— START OF RECORDS FOR PROCESSING —

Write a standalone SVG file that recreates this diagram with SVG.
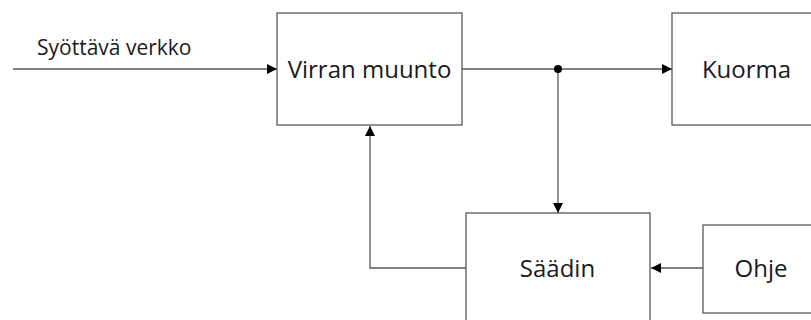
<svg xmlns="http://www.w3.org/2000/svg" width="811" height="320" viewBox="0 0 811 320">
  <style>
    .box { fill: #fff; stroke: #595959; stroke-width: 1.3; }
    .wire { fill: none; stroke: #595959; stroke-width: 1.3; }
    .label { font-family: "Open Sans", "Noto Sans", sans-serif; fill: #1a1a1a; }
    .big { font-size: 24px; text-anchor: middle; }
  </style>
  <defs>
    <marker id="arrow" viewBox="0 0 10 10" refX="10" refY="5" markerWidth="10" markerHeight="10" markerUnits="userSpaceOnUse" orient="auto">
      <path d="M0,0 L10,5 L0,10 Z" fill="#000"/>
    </marker>
  </defs>

  <rect width="811" height="320" fill="#fff"/>

  <g id="connectors">
    <line class="wire" x1="13" y1="69" x2="277" y2="69" marker-end="url(#arrow)"/>
    <line class="wire" x1="462" y1="69" x2="672" y2="69" marker-end="url(#arrow)"/>
    <line class="wire" x1="558" y1="69" x2="558" y2="213" marker-end="url(#arrow)"/>
    <polyline class="wire" points="466,268 370,268 370,126" marker-end="url(#arrow)"/>
    <line class="wire" x1="703" y1="268" x2="651" y2="268" marker-end="url(#arrow)"/>
    <circle cx="558" cy="69" r="4" fill="#000"/>
    <text class="label" x="37" y="55" font-size="21">Syöttävä verkko</text>
  </g>

  <g id="virran-muunto">
    <rect class="box" x="277" y="13" width="185" height="112"/>
    <text class="label big" x="369.5" y="78">Virran muunto</text>
  </g>

  <g id="kuorma">
    <rect class="box" x="672" y="13" width="160" height="112"/>
    <text class="label big" x="746.5" y="78">Kuorma</text>
  </g>

  <g id="saadin">
    <rect class="box" x="466" y="213" width="184" height="120"/>
    <text class="label big" x="557.5" y="277">Säädin</text>
  </g>

  <g id="ohje">
    <rect class="box" x="703" y="225" width="130" height="88"/>
    <text class="label big" x="761" y="277">Ohje</text>
  </g>
</svg>
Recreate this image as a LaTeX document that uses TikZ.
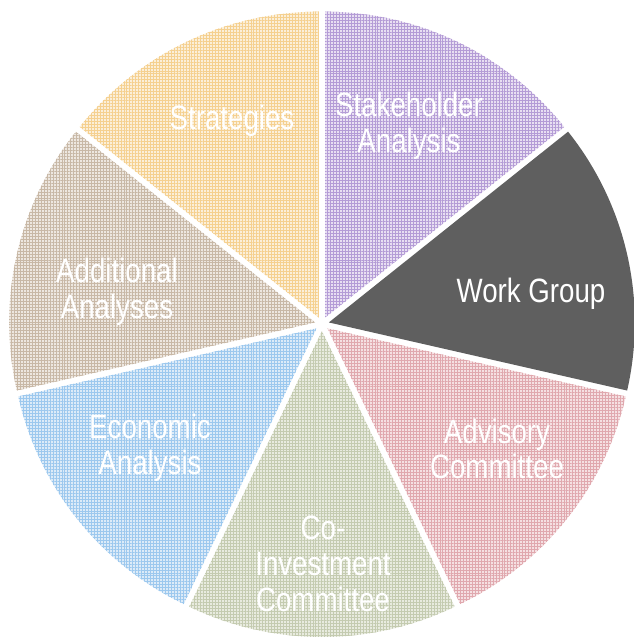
\documentclass[tikz,border=0pt]{standalone}
\usepackage{fontspec}
\setmainfont{Liberation Sans}[FakeStretch=0.82]
\usetikzlibrary{patterns.meta,calc}

\definecolor{shbg}{HTML}{E8DFF2}\definecolor{shln}{HTML}{B49CD6}
\definecolor{adbg}{HTML}{F5E0E2}\definecolor{adln}{HTML}{E0A8AE}
\definecolor{cibg}{HTML}{E8EBDF}\definecolor{ciln}{HTML}{C4CBB0}
\definecolor{ecbg}{HTML}{DCEBF8}\definecolor{ecln}{HTML}{9CC8EE}
\definecolor{aabg}{HTML}{EDE7E0}\definecolor{aaln}{HTML}{C8B8A6}
\definecolor{stbg}{HTML}{FBEFD9}\definecolor{stln}{HTML}{F5D08F}
\definecolor{wgfill}{HTML}{5F5F5F}

\begin{document}
\begin{tikzpicture}[x=0.025cm,y=0.025cm,
   checked/.style={fill=#1bg,
      postaction={pattern={Lines[angle=0,distance=2.1pt,line width=0.7pt]},pattern color=#1ln},
      postaction={pattern={Lines[angle=90,distance=2.1pt,line width=0.7pt]},pattern color=#1ln}},
   slicetext/.style={align=center,text=white,font=\fontsize{24}{25.5}\selectfont}]
   \useasboundingbox (0,0) rectangle (633,638);
   \coordinate (c) at (322,314);

   % slices
   \path[checked=sh] ($(c)+(64.29:7)$) coordinate (shc) -- ++(38.57:306) arc[start angle=38.57,end angle=90,radius=306] -- cycle;
   \fill[wgfill] ($(c)+(12.86:7)$) coordinate (wgc) -- ++(-12.86:306) arc[start angle=-12.86,end angle=38.57,radius=306] -- cycle;
   \path[checked=ad] ($(c)+(-38.57:7)$) coordinate (adc) -- ++(-64.29:306) arc[start angle=-64.29,end angle=-12.86,radius=306] -- cycle;
   \path[checked=ci] ($(c)+(-90:7)$) coordinate (cic) -- ++(-115.71:306) arc[start angle=-115.71,end angle=-64.29,radius=306] -- cycle;
   \path[checked=ec] ($(c)+(-141.43:7)$) coordinate (ecc) -- ++(-167.14:306) arc[start angle=-167.14,end angle=-115.71,radius=306] -- cycle;
   \path[checked=aa] ($(c)+(167.14:7)$) coordinate (aac) -- ++(141.43:306) arc[start angle=141.43,end angle=192.86,radius=306] -- cycle;
   \path[checked=st] ($(c)+(115.71:7)$) coordinate (stc) -- ++(90:306) arc[start angle=90,end angle=141.43,radius=306] -- cycle;

   % labels
   \node[slicetext] (sh) at (409,512) {Stakeholder\\Analysis};
   \node[slicetext] (wg) at (531,344) {Work Group};
   \node[slicetext] (ad) at (497,189) {Advisory\\Committee};
   \node[slicetext] (ci) at (323,74) {Co-\\Investment\\Committee};
   \node[slicetext] (ec) at (150,190) {Economic\\Analysis};
   \node[slicetext] (aa) at (117,346) {Additional\\Analyses};
   \node[slicetext] (st) at (232,517) {Strategies};

\end{tikzpicture}
\end{document}
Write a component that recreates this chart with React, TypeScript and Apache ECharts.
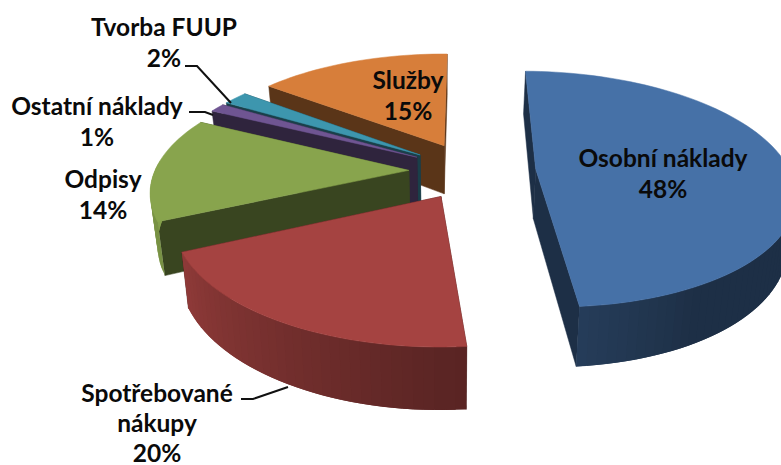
import React, { useEffect, useRef } from "react";
import * as echarts from "echarts";

const categories = ["Osobní náklady", "Spotřebované\nnákupy", "Odpisy", "Ostatní náklady", "Tvorba FUUP", "Služby"];
const shares = [48.45, 19.5, 14.25, 1.2, 1.9, 14.7];
const colors = ["#4671A7", "#A54341", "#88A44D", "#6F5592", "#3D96AE", "#D77E3A"];

const labelAnchors = [
  [663, 173], [157, 422], [103, 194], [97, 121], [164, 42], [408, 95],
];
const labelLineHeights = [31, 30, 31, 31, 31, 31];
const leaders = [
  [[241, 399], [253, 399], [288, 387]],
  [[189, 112], [205, 112], [213, 115]],
  [[185, 66], [197, 66], [231, 103]],
];

const VP_X = 445, PLANE_Y = 170.5, RX = 254, RY = 115, PERSP = 0.17, DEPTH = 50, SHRINK = 0.975;
const CENTER_X = 0.108, EXPLODE = 0.25, ROTATION = 0.8;
const DEG = Math.PI / 180;

function project(X: number, Z: number, low: boolean) {
  const s = 1 / (1 + PERSP * Z);
  let x = VP_X + RX * X * s;
  let y = PLANE_Y - RY * Z * s;
  if (low) {
    x = VP_X + (x - VP_X) * SHRINK;
    y += DEPTH * s;
  }
  return [x, y];
}

function shade(hex: string, k: number) {
  const n = parseInt(hex.slice(1), 16);
  const c = (v: number) => Math.round(Math.min(255, v * k));
  return `rgb(${c((n >> 16) & 255)},${c((n >> 8) & 255)},${c(n & 255)})`;
}

function rimLight(deg: number) {
  if (deg <= 150) return 0.42;
  if (deg >= 270) return 1;
  return 0.42 + ((deg - 150) / 120) * 0.58;
}

function poly(points: number[][], color: string, stroke = true) {
  return {
    type: "polygon",
    shape: { points },
    style: stroke ? { fill: color, stroke: color, lineWidth: 0.5 } : { fill: color },
    silent: true,
  };
}

function renderSlice(_params: any, api: any) {
  const from = api.value(1) as number;
  const to = api.value(2) as number;
  const color = colors[api.value(0) as number];
  const a1 = (from / 100) * 360;
  const a2 = (to / 100) * 360;
  const mid = ((a1 + a2) / 2) * DEG;
  const ax = CENTER_X + EXPLODE * Math.sin(mid);
  const az = EXPLODE * Math.cos(mid);
  const arc: { X: number; Z: number; deg: number }[] = [];
  const steps = Math.max(2, Math.ceil((a2 - a1) / 2));
  for (let i = 0; i <= steps; i++) {
    const deg = a1 + ((a2 - a1) * i) / steps;
    const t = (deg + ROTATION) * DEG;
    arc.push({ X: ax + Math.sin(t), Z: az + Math.cos(t), deg });
  }
  const radialWall = (p: { X: number; Z: number }) =>
    poly(
      [project(ax, az, false), project(p.X, p.Z, false), project(p.X, p.Z, true), project(ax, az, true)],
      shade(color, 0.42),
    );
  // only the rim bands that face the viewer; each overlaps the next so no seams show
  const rim: { z: number; el: any }[] = [];
  for (let i = 0; i < arc.length - 1; i++) {
    const p = arc[i];
    const q = arc[Math.min(i + 2, arc.length - 1)];
    if (Math.cos((p.deg + 1) * DEG) > 0.05) continue;
    rim.push({
      z: (p.Z + q.Z) / 2,
      el: poly(
        [project(p.X, p.Z, false), project(q.X, q.Z, false), project(q.X, q.Z, true), project(p.X, p.Z, true)],
        shade(color, rimLight(p.deg + 1)),
        false,
      ),
    });
  }
  rim.sort((m, n) => n.z - m.z);
  const top = poly([project(ax, az, false), ...arc.map((p) => project(p.X, p.Z, false))], color);
  const first = arc[0], last = arc[arc.length - 1];
  const radials = first.Z > last.Z ? [radialWall(first), radialWall(last)] : [radialWall(last), radialWall(first)];
  return { type: "group", children: [...radials, ...rim.map((w) => w.el), top] };
}

export default function App() {
  const ref = useRef<HTMLDivElement>(null);
  useEffect(() => {
    if (!ref.current) return;
    const chart = echarts.init(ref.current, undefined, { renderer: "svg" });
    let run = 0;
    const rows = shares.map((v, i) => {
      const row = [i, run, run + v];
      run += v;
      return row;
    });
    chart.setOption({
      animation: false,
      backgroundColor: "#fff",
      series: [
        {
          type: "custom",
          coordinateSystem: "none",
          renderItem: renderSlice,
          data: rows.slice().reverse(),
          silent: true,
          z: 1,
        },
      ],
      graphic: [
        ...leaders.map((points) => ({
          type: "polyline",
          z: 5,
          shape: { points },
          style: { stroke: "#111", lineWidth: 2, fill: "none" },
        })),
        ...categories.map((name, i) => ({
          type: "text",
          z: 6,
          x: labelAnchors[i][0],
          y: labelAnchors[i][1],
          style: {
            text: `${name}\n${Math.round(shares[i])}%`,
            fill: "#0a0a0a",
            font: 'bold 24.5px Lato, "Noto Sans", sans-serif',
            lineHeight: labelLineHeights[i],
            align: "center",
            verticalAlign: "middle",
          },
        })),
      ],
    });
    return () => chart.dispose();
  }, []);
  return <div ref={ref} style={{ position: "absolute", left: 0, top: 0, width: 781, height: 465 }} />;
}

— END OF RECORDS FOR PROCESSING —

> **GOAL OF THE EXERCISE**
Take the lines above starting at the one containing "Write a component" and ending at the one containing "const DEG = Math.PI / 180;", and print them again exactly, without pictures.

> **THE RESPONSE**
Write a component that recreates this chart with React, TypeScript and Apache ECharts.
import React, { useEffect, useRef } from "react";
import * as echarts from "echarts";

const categories = ["Osobní náklady", "Spotřebované\nnákupy", "Odpisy", "Ostatní náklady", "Tvorba FUUP", "Služby"];
const shares = [48.45, 19.5, 14.25, 1.2, 1.9, 14.7];
const colors = ["#4671A7", "#A54341", "#88A44D", "#6F5592", "#3D96AE", "#D77E3A"];

const labelAnchors = [
  [663, 173], [157, 422], [103, 194], [97, 121], [164, 42], [408, 95],
];
const labelLineHeights = [31, 30, 31, 31, 31, 31];
const leaders = [
  [[241, 399], [253, 399], [288, 387]],
  [[189, 112], [205, 112], [213, 115]],
  [[185, 66], [197, 66], [231, 103]],
];

const VP_X = 445, PLANE_Y = 170.5, RX = 254, RY = 115, PERSP = 0.17, DEPTH = 50, SHRINK = 0.975;
const CENTER_X = 0.108, EXPLODE = 0.25, ROTATION = 0.8;
const DEG = Math.PI / 180;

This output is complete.